SQUIRRELS and pine martens are being tracked through GPS technology to see how they are dealing with trees being torn out of their woodland environment by giant machines during forestry operations.

The work is being carried out by Forestry Commission Scotland, whose land is home to many animals including the two protected wildlife species but is also there to provide a product to be harvested.

As part of a pilot project, squirrels have been tagged with GPS collars and monitored for their behaviour.

The initial study launched in Strathspey appears to suggest that squirrels and pine martens adapt to the impact of commercial forestry and now more work will be carried out to establish how they respond to work being carried out in their habitat.

Kenny Kortland species ecologist for FCS, said the commission was looking to see how forestry operations can impact on habitat use of red squirrels and pine martens and to find out the locations and sorts of places these animals use for breeding and shelter in our productive forests.

He said both are heavily protected and are a major constraint on forestry operations.

He said: "We have to avoid disturbing pine martens and red squirrels and causing damage to their dreys and dens during our forest management and felling work.

"But not that much has been known about how they respond to our forestry operations. So we have done a small trial study in Glenmore in Strathspey where we tagged 10 squirrels with GPS collars in an area where we had some tree harvesting going on.

"We got good data from five or six. Basically this showed that the squirrels did not desert the area altogether. They stayed around just changing their home ranges slightly, while the harvester machine was in operation.

"We did not know they would react in this way, so it is very useful. But now we have to do further studies using more sophisticated GPS tags."

In previous generations the timber was felled by two man cross-cut saws and extracted by horses. They were replaced by teams with chainsaws and winches.

But now four or six-wheeled articulated machines, 'harvesters', fell the coniferous trees, remove branches and cut the trees to prescribed lengths.

These are then collected by 'forwarders', also articulated machines, which can weigh up to 18 tonnes. They come into the woods to load timber on to a trailer and stack the timber at the side of the forest roads for collection by huge timber wagons.

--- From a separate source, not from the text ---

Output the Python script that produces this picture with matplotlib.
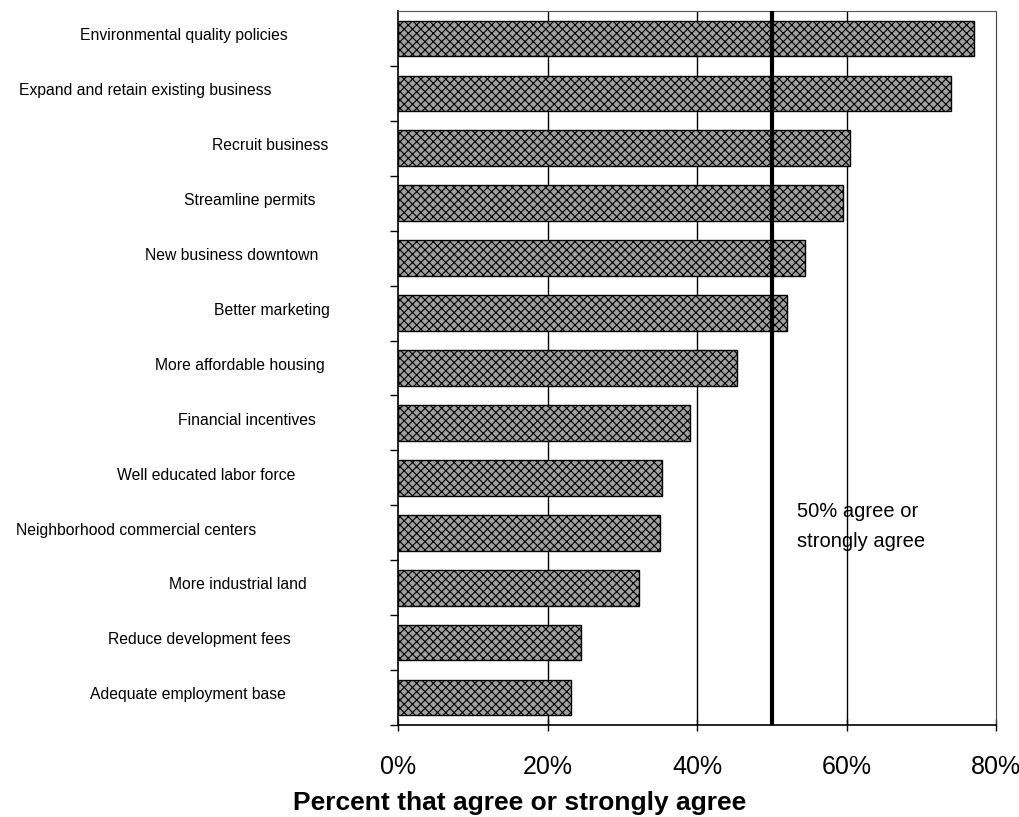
import matplotlib
matplotlib.use("Agg")
import matplotlib.pyplot as plt
from matplotlib.transforms import blended_transform_factory

# survey items, top to bottom, and share that agree or strongly agree (%)
items = [
    "Environmental quality policies",
    "Expand and retain existing business",
    "Recruit business",
    "Streamline permits",
    "New business downtown",
    "Better marketing",
    "More affordable housing",
    "Financial incentives",
    "Well educated labor force",
    "Neighborhood commercial centers",
    "More industrial land",
    "Reduce development fees",
    "Adequate employment base",
]
pct_agree = [77, 74, 60.5, 59.5, 54.5, 52, 45.3, 39, 35.3, 35, 32.2, 24.5, 23.2]
xticks = [0, 20, 40, 60, 80]
threshold = 50

# horizontal centre of each category label (figure pixels)
label_cx = [184, 145, 270, 250, 232, 272, 240, 247, 206, 136, 238, 199, 188]

plt.rcParams["font.family"] = ["Liberation Sans", "DejaVu Sans"]

W, H = 1020, 817
fig = plt.figure(figsize=(W / 100, H / 100), dpi=100)
ax = fig.add_axes([398 / W, 1 - 725 / H, (996 - 398) / W, (725 - 11) / H])

ypos = list(range(len(items)))
plt.rcParams["hatch.linewidth"] = 0.8
ax.barh(ypos, pct_agree, height=0.65, color="#a0a0a0", edgecolor="black",
        linewidth=1.0, hatch="xxxx", zorder=3)

ax.set_xlim(0, 80)
ax.set_ylim(len(items) - 0.5, -0.5)

# vertical gridlines at 20/40/60
for g in xticks[1:-1]:
    ax.axvline(g, color="black", linewidth=1.0, zorder=1)

# 50% reference line
ax.axvline(threshold, color="black", linewidth=3.0, zorder=4)
ax.text(53.4, 8.88, "50% agree or\nstrongly agree", fontsize=14.5,
        ha="left", va="center", linespacing=1.75, zorder=5)

ax.set_xticks(xticks)
ax.set_xticklabels([f"{t}%" for t in xticks], fontsize=18)
ax.tick_params(axis="x", direction="inout", length=9, width=1, pad=17)

# tick marks between categories, labels drawn separately
ax.set_yticks([i + 0.5 for i in range(len(items))])
ax.set_yticklabels([])
ax.tick_params(axis="y", direction="out", length=6, width=1)

ax.spines["left"].set_linewidth(1.2)
ax.spines["bottom"].set_linewidth(1.2)
ax.spines["top"].set_linewidth(0.8)
ax.spines["top"].set_color("#555555")
ax.spines["right"].set_linestyle((0, (1, 1)))
ax.spines["right"].set_color("#444444")

trans = blended_transform_factory(fig.transFigure, ax.transData)
for y, name, cx in zip(ypos, items, label_cx):
    ax.text(cx / W, y - 0.05, name, transform=trans, ha="center", va="center",
            fontsize=11.3, clip_on=False)

fig.text(520 / W, 1 - 803 / H, "Percent that agree or strongly agree",
         ha="center", va="center", fontsize=19, fontweight="bold")

fig.savefig("out.png", dpi=100, facecolor="white")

Red squirrels, in comparison, have a body length, not including their tail, of just nine inches or less, and pine martens are rarely over 22 inches.

Mr Kortland said the tags used only lasted 12 days so next year they would be using GPS collars that would give information for several months to get the bigger picture of the habitat occupation before during and after the forestry operations.

"It will be a proper scientific study," he said. "The pilot was to see if we could get GPS collars to work in a forest environment and we did.

"Pine marten have the same protection as squirrels. So when we are going into the forest for felling operations, we have to protect their breeding sites. But we know very little about their breeding sites and have hardly ever found any.

"By doing this radio tracking, again in Glenmore, it has given us our first real insights. We have had great success in locating the places where they are breeding - in standing dead trees, in rock piles, some of them a close as 10ft from the ski roads."